Configure your review platform to route negative reviews (1 to 2 stars) through an approval queue rather than publishing them automatically. This is not about suppressing criticism. It is about giving you an opportunity to contact the unhappy customer privately and resolve their issue before their frustration becomes a public review. Many review platforms support this workflow: the customer submits a low rating, the review is held for moderation, an automated email is sent to your support team, and you reach out to the customer to resolve the problem. After resolution, many customers voluntarily update their review to reflect the positive support experience. The negative reviews guide covers response strategies in detail.
Review Collection Metrics to Track
Review request rate is the percentage of delivered orders that receive a review request. This should be 100% if your automation is configured correctly. If it is lower, check that your trigger is firing properly and that customer email addresses are syncing to your review platform.
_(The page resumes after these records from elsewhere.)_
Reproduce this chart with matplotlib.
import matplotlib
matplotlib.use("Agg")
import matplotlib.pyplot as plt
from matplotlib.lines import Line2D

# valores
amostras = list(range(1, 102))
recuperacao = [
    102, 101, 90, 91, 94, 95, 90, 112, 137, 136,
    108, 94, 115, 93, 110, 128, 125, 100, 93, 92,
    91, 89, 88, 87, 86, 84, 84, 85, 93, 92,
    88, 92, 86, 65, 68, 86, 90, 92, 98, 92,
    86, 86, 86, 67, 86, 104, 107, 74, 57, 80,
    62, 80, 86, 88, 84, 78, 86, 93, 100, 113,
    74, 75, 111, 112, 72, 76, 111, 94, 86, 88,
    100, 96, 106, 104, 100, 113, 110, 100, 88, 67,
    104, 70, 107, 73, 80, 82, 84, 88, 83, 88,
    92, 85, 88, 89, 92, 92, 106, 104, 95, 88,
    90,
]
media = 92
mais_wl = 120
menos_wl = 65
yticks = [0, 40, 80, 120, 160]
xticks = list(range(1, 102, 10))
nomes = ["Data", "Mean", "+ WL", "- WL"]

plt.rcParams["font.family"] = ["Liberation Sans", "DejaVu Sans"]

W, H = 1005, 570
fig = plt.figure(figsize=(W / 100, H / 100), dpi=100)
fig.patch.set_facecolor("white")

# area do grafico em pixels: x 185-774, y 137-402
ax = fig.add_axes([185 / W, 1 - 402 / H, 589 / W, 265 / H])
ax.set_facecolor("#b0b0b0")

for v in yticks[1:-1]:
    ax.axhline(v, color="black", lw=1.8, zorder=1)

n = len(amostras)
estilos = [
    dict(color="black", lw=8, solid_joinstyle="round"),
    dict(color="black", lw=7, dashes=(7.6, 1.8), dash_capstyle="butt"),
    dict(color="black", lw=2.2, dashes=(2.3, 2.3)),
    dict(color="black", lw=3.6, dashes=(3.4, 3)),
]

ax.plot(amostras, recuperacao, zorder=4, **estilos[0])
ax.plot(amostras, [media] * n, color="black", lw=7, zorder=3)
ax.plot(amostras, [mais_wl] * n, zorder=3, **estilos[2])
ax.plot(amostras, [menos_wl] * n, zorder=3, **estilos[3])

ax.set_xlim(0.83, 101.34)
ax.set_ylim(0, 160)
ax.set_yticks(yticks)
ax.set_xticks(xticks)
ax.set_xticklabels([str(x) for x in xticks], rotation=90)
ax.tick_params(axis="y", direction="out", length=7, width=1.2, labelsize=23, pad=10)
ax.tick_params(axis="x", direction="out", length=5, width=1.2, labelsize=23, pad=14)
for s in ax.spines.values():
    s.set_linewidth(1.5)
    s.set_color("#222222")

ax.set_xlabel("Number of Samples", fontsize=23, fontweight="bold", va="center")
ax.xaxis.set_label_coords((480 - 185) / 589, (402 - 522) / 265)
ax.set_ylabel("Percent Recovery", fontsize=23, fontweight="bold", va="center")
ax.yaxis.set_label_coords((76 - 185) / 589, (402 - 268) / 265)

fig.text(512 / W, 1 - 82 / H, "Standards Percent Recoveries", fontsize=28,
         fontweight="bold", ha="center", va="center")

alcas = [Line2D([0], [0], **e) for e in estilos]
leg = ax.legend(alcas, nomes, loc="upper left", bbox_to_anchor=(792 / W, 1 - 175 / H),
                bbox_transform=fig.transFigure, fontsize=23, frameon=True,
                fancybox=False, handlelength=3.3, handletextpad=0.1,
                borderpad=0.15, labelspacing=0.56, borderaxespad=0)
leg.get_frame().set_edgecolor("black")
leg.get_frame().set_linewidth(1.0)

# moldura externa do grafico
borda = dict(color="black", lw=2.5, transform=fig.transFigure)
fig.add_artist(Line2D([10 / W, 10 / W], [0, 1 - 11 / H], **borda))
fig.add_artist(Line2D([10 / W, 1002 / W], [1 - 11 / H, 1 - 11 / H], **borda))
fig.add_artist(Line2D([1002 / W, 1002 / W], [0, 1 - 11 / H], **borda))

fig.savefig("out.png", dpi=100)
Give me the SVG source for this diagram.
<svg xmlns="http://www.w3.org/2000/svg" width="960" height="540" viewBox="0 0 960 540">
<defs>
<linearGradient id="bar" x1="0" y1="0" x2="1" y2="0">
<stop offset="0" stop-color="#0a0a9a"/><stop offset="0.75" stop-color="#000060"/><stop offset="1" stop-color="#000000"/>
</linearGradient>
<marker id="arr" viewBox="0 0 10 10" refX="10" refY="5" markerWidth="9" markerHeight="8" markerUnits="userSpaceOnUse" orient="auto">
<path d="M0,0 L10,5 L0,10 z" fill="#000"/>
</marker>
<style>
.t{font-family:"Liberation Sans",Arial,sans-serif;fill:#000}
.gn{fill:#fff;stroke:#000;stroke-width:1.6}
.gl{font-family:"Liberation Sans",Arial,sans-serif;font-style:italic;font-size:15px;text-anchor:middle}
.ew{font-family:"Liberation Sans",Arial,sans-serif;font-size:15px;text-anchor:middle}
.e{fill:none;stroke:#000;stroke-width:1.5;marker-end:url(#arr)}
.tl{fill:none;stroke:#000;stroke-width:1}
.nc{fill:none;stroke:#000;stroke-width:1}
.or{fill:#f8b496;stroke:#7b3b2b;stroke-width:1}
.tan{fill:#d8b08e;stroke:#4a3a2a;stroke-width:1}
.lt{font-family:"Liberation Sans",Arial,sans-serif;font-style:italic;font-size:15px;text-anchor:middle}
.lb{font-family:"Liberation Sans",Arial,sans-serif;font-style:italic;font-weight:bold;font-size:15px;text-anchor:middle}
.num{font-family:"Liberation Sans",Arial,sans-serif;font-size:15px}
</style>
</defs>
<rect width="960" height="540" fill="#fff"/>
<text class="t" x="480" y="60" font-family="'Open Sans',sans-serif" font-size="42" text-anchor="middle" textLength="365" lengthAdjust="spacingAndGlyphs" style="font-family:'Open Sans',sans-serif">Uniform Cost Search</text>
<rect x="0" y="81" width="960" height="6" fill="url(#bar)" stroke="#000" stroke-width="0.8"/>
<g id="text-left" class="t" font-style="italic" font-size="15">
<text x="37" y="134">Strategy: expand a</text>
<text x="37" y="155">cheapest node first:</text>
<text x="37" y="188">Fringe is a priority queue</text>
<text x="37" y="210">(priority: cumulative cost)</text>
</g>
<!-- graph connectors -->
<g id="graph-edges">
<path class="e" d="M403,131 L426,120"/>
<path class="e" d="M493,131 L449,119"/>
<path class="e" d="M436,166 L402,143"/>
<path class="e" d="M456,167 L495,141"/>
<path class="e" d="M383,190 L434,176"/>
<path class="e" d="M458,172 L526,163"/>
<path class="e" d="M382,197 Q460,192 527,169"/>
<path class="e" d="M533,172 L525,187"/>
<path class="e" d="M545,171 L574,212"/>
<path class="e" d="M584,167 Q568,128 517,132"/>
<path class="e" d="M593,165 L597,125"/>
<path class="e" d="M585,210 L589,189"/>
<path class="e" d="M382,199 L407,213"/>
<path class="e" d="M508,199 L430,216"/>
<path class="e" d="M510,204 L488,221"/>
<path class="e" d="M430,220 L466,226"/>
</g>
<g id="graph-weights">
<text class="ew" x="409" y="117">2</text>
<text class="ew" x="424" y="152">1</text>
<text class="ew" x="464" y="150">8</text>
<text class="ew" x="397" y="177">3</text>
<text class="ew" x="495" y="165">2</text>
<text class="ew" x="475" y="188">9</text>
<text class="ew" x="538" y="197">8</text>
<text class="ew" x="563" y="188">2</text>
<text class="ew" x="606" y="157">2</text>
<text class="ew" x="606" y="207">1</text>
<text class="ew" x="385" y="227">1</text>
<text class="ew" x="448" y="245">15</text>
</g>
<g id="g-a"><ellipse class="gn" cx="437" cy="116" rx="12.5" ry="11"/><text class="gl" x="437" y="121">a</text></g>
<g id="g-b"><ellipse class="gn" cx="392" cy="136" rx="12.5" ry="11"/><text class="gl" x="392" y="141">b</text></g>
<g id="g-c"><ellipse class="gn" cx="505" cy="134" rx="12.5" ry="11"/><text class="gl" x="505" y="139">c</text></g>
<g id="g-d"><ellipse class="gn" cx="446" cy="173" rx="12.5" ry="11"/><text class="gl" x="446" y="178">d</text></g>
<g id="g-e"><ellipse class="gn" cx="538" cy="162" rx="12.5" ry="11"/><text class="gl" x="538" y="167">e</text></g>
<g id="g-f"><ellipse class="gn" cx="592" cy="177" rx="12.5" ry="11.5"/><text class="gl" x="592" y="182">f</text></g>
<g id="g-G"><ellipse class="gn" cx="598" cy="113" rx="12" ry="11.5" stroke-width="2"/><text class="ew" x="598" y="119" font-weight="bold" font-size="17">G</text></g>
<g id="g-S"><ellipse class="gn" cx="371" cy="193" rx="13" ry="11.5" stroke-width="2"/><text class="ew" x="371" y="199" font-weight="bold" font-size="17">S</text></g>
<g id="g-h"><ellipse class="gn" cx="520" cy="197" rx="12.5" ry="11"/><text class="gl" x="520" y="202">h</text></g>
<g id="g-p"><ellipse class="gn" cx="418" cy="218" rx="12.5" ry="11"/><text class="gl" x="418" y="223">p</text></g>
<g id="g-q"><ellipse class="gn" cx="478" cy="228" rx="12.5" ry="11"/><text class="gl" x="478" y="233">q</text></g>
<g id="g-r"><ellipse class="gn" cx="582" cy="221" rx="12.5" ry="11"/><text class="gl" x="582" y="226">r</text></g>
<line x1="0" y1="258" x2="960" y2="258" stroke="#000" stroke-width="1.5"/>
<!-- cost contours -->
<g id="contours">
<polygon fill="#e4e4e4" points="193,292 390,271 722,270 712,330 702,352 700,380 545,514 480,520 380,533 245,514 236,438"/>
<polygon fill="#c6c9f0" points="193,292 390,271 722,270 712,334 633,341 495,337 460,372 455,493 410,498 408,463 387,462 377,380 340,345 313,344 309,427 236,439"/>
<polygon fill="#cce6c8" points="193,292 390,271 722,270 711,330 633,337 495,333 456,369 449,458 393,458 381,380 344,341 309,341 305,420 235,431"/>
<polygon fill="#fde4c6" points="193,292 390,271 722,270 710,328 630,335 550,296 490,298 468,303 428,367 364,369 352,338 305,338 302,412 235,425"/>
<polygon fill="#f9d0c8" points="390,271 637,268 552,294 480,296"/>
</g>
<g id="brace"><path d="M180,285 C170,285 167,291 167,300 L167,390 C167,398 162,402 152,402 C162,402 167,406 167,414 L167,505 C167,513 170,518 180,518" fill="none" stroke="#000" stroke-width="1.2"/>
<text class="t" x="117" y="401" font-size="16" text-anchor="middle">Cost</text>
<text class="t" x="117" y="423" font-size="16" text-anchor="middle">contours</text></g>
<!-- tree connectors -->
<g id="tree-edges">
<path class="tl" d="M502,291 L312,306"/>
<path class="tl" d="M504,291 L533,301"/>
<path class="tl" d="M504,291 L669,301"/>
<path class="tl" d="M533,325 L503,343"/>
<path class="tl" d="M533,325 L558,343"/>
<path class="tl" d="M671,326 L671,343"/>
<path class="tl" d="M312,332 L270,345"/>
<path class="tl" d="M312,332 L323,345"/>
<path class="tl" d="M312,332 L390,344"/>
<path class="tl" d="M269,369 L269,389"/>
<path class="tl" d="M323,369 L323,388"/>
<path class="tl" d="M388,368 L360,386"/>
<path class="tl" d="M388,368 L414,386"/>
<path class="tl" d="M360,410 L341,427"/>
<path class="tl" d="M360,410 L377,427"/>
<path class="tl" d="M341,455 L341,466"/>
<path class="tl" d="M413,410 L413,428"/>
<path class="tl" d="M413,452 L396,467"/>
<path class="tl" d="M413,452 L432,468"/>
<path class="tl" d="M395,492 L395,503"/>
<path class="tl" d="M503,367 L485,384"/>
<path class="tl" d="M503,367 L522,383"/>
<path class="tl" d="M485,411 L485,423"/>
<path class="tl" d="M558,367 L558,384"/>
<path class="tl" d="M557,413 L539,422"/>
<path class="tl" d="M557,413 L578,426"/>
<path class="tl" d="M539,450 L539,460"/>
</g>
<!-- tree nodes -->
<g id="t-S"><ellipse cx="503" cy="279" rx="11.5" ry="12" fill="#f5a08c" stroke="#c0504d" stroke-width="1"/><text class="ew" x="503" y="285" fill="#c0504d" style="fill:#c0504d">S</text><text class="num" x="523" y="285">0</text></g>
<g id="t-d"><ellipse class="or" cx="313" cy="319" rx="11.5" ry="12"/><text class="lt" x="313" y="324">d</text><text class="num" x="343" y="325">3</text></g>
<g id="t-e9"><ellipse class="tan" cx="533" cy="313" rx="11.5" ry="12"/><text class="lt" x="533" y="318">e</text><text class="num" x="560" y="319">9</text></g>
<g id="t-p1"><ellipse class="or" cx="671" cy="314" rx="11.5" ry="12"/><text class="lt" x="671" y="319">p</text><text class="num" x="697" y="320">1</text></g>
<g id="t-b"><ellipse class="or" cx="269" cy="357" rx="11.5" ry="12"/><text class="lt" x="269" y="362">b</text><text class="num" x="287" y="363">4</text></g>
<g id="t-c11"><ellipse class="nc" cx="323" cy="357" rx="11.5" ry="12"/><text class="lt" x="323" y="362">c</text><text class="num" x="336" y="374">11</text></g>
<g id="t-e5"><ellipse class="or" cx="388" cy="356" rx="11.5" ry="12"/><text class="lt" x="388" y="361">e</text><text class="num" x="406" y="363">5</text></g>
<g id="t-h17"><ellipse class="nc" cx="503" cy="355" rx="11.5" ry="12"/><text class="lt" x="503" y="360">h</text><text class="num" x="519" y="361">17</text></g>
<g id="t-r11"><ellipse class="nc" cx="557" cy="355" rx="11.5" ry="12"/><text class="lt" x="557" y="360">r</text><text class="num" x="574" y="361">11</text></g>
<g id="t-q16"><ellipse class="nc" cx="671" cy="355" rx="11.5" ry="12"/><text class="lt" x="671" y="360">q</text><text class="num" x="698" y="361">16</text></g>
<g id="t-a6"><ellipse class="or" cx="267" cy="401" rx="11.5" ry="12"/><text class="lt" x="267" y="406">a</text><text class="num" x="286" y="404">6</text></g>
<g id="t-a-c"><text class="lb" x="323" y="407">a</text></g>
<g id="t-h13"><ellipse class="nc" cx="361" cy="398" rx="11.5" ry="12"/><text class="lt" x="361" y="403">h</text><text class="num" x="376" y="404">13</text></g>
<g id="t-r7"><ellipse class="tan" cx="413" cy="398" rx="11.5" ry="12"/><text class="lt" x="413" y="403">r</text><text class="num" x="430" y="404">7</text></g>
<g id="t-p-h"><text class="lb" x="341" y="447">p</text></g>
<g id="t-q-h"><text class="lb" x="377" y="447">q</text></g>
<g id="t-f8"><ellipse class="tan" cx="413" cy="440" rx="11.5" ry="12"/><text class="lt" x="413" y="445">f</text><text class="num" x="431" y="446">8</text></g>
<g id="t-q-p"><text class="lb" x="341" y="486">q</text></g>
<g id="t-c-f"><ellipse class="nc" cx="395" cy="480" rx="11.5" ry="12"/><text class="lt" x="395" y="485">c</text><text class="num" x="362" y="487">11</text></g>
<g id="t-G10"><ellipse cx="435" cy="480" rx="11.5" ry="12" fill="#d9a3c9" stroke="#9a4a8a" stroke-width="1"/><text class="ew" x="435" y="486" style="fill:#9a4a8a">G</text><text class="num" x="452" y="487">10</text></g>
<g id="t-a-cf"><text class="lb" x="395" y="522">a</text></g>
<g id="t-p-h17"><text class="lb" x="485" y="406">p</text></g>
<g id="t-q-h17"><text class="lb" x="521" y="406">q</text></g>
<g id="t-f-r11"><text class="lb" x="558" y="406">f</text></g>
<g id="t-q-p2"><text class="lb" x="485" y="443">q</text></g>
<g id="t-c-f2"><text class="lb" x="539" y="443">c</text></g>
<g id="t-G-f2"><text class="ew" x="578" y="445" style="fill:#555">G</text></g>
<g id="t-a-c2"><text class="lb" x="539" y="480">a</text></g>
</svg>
Review submission rate is the percentage of customers who receive a request and actually submit a review. Industry benchmarks range from 5% to 15% for text reviews and 2% to 5% for photo reviews. If your rate falls below 5%, test different email subject lines, simplify the review form, adjust the request timing, or increase your photo review incentive.
Average rating across all reviews reflects overall product quality and customer satisfaction. Track this monthly and investigate drops below your historical average, which may indicate product quality issues, supplier changes, or misleading product descriptions that set incorrect expectations.
Review-to-conversion impact measures how reviews affect your sales. Compare conversion rates on product pages with reviews versus those without, and track how conversion rates change as review count grows. Most stores see a significant conversion rate increase after reaching 10 reviews per product, with diminishing but continued gains up to 50 to 100 reviews.